● MATERIAL FOR THE TASK:
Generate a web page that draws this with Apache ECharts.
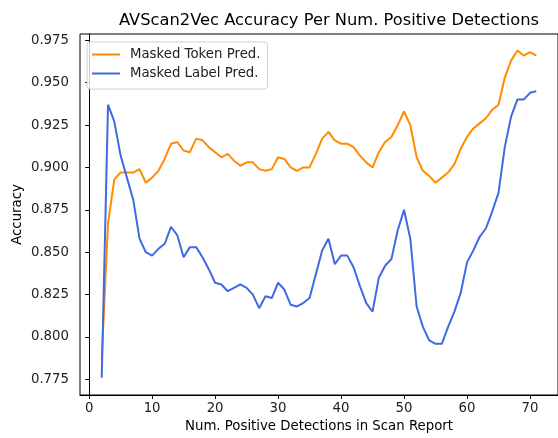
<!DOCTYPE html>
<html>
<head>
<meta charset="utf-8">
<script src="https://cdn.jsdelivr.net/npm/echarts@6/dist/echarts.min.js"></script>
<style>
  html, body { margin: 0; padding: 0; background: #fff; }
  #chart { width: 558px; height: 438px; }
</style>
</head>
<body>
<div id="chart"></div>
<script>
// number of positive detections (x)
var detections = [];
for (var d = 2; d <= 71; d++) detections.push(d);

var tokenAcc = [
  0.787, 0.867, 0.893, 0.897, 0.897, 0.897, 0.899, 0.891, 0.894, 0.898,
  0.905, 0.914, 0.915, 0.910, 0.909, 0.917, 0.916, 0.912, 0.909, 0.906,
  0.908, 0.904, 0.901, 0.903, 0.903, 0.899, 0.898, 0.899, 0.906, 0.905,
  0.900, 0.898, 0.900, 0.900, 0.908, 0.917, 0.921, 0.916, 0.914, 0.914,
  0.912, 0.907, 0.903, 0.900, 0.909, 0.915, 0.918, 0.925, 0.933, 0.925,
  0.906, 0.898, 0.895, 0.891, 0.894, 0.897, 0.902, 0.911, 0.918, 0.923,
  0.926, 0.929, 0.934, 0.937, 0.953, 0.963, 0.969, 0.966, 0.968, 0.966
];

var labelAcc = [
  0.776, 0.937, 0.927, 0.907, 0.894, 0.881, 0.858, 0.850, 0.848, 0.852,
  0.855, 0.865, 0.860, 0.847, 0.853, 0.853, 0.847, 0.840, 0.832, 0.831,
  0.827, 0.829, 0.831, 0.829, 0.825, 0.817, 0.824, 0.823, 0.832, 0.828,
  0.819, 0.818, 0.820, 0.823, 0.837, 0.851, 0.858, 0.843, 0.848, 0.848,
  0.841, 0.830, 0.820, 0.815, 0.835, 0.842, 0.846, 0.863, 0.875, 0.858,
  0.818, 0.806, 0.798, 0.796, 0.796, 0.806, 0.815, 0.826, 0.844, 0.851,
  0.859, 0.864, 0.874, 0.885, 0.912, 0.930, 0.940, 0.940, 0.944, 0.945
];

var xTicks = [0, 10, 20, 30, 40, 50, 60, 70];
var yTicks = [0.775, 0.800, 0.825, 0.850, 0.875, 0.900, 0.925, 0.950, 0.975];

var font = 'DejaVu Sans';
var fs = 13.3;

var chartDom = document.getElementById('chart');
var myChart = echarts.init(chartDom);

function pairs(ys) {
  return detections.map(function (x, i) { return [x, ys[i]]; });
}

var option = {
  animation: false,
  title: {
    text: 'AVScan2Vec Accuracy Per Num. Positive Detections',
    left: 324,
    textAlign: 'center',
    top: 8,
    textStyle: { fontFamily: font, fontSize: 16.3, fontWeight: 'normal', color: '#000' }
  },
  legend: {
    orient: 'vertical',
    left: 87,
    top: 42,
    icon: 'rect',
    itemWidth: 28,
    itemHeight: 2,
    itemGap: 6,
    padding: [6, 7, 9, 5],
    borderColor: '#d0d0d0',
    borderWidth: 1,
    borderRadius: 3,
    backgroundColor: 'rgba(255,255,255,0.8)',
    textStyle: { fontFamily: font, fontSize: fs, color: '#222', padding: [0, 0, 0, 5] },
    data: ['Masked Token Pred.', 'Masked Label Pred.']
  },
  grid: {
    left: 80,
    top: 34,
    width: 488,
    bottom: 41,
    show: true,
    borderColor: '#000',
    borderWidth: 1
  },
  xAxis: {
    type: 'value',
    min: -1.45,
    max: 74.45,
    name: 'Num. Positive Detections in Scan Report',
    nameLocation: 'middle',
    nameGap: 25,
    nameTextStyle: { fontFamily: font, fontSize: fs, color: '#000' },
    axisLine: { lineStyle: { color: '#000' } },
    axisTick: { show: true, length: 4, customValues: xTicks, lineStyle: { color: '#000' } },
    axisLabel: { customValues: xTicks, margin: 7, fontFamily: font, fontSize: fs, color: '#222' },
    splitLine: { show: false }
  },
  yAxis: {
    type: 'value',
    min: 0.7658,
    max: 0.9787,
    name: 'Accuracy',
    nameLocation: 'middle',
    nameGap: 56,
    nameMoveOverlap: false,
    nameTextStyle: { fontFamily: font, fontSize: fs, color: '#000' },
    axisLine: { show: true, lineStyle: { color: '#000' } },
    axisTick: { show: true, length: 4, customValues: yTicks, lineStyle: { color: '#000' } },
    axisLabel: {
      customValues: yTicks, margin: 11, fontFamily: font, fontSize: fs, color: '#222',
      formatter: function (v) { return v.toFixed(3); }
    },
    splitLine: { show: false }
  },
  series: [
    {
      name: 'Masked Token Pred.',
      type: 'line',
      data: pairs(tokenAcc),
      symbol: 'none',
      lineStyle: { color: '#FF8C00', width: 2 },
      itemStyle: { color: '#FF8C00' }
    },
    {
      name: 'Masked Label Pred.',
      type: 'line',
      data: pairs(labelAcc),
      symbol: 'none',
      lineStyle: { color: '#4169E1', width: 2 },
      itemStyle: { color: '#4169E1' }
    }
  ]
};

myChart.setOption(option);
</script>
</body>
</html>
==
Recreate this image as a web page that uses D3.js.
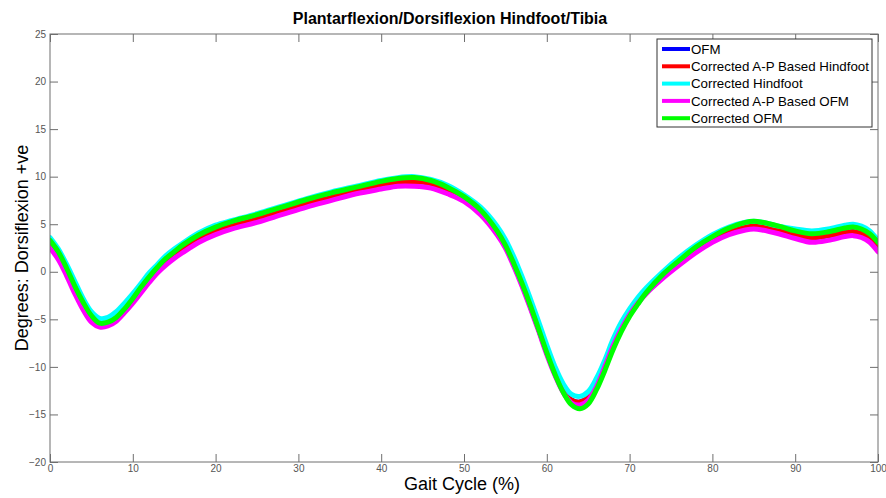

● YOUR INSTRUCTIONS: Leave the pictures aside and restate exactly the lines from the one containing "Generate a web" to the one containing "for (var d = 2;", those two lines included.

● SOLVED PROBLEM:
Generate a web page that draws this with Apache ECharts.
<!DOCTYPE html>
<html>
<head>
<meta charset="utf-8">
<script src="https://cdn.jsdelivr.net/npm/echarts@6/dist/echarts.min.js"></script>
<style>
  html, body { margin: 0; padding: 0; background: #fff; }
  #chart { width: 558px; height: 438px; }
</style>
</head>
<body>
<div id="chart"></div>
<script>
// number of positive detections (x)
var detections = [];
for (var d = 2; d <= 71; d++) detections.push(d);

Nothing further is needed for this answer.